Cavoukian has a huge staff that is paid to weed out information. They forwarded on to her information that was not true and she used it. By her own admission, she rushed her report out the door. Most seriously, before accusing people of actual crimes, and viciously attacking them in print and on air, Cavoukian had a legal obligation to leave no stone unturned. She didn’t do that.

Instead, she (like Gomery) reminded us that, most of the time, the overseers are just as bad as those they were hired to oversee.

Or worse.

14 Comments

  1. Brent says:

    The Wynne Liberal minority government is getting sucked down into the mire of political misrepresentation. Once the attack is made, that’s what registers in the voter’s minds. Any retraction becomes a waste of effort. You can’t eliminate a negative with a belated positive — ask Goodale and Martin.

    The same with Trudeau’s speaking fees, they will always be considered inappropriate no matter what. And the same goes for Harper’s “Alberta firewall” gaffe. Mulcair’s looking aside for 17 years at overt.corruption in Quebec too.

    It will live with them throughout their political lives.

  2. Derek Pearce says:

    I will not read the reader comments over at the Sun, but my hunch is that the point of your article will be lost entirely and the comments will all be railing against the Liberals for adscam etc etc etc. Such is the Sun, alas.

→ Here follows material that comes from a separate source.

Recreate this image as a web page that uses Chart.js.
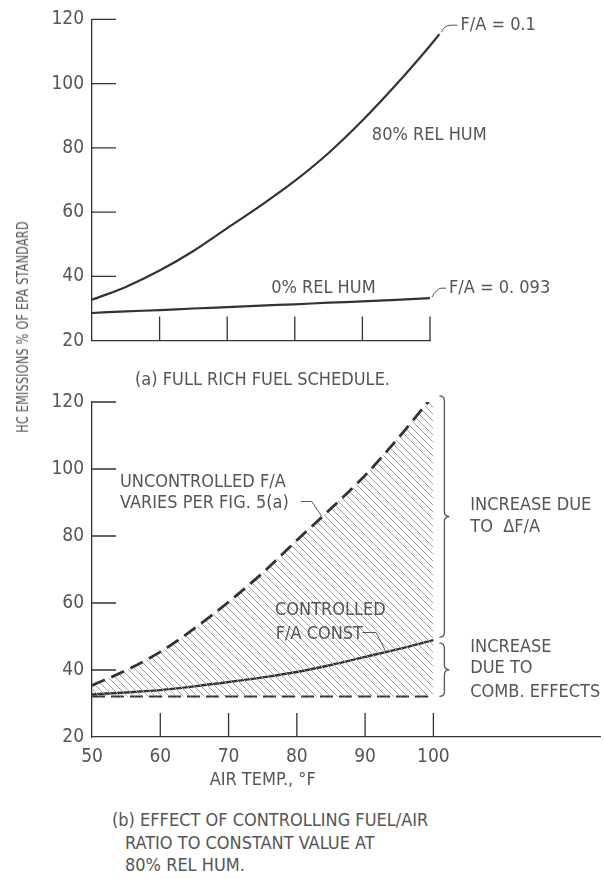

    • Joe Harrington says:

      I stopped reading that stuff at the Sun long ago, douches will be douches. Only when I need a fix of comedy will I even look at it. Warren, great job identifying yet again another great irony of our political system. In some ways, we (the voting public) are to blame for this. We need to therefore take it back.

  3. Glen says:

    You have done an admirable job of trying to change the focus on this one.

    • Warren says:

      I credit people with having the intelligence to make up their own minds. If I persuaded some of them that there is more to this story than meets the eye, I am satisfied. But I will not stand by while my former Premier and my friends are demonized by the likes of Cavoukian. I will do to her ilk what I did in the Gomery debacle.

    • Tiger says:

      “My center is giving way, my right is in retreat; situation excellent. I shall attack.”
      – Ferdinand Foch

  4. Mark C. Robins says:

    Great Column Warren you hit the nail on the head. Unlike your fellow Sun media Employee Sue Ann Levy who will not let the Facts and truth prevent her for her continued witch hunt of the Ontario Libs, you have taken the time to put a light on the Truth thank you.

  5. Steve T says:

    Is this sort of like the witch-hunt of a particular mayor, alleging his drug use (and even implying that someone might have been killed to cover up the drug use), based on a “video” that no one ever saw, and whose very existence magically disappeared as soon as the money was raised to buy it? Something like that?

  6. Bonnie says:

    Are you serious? The person who did her job and uncovered this is the bad guy?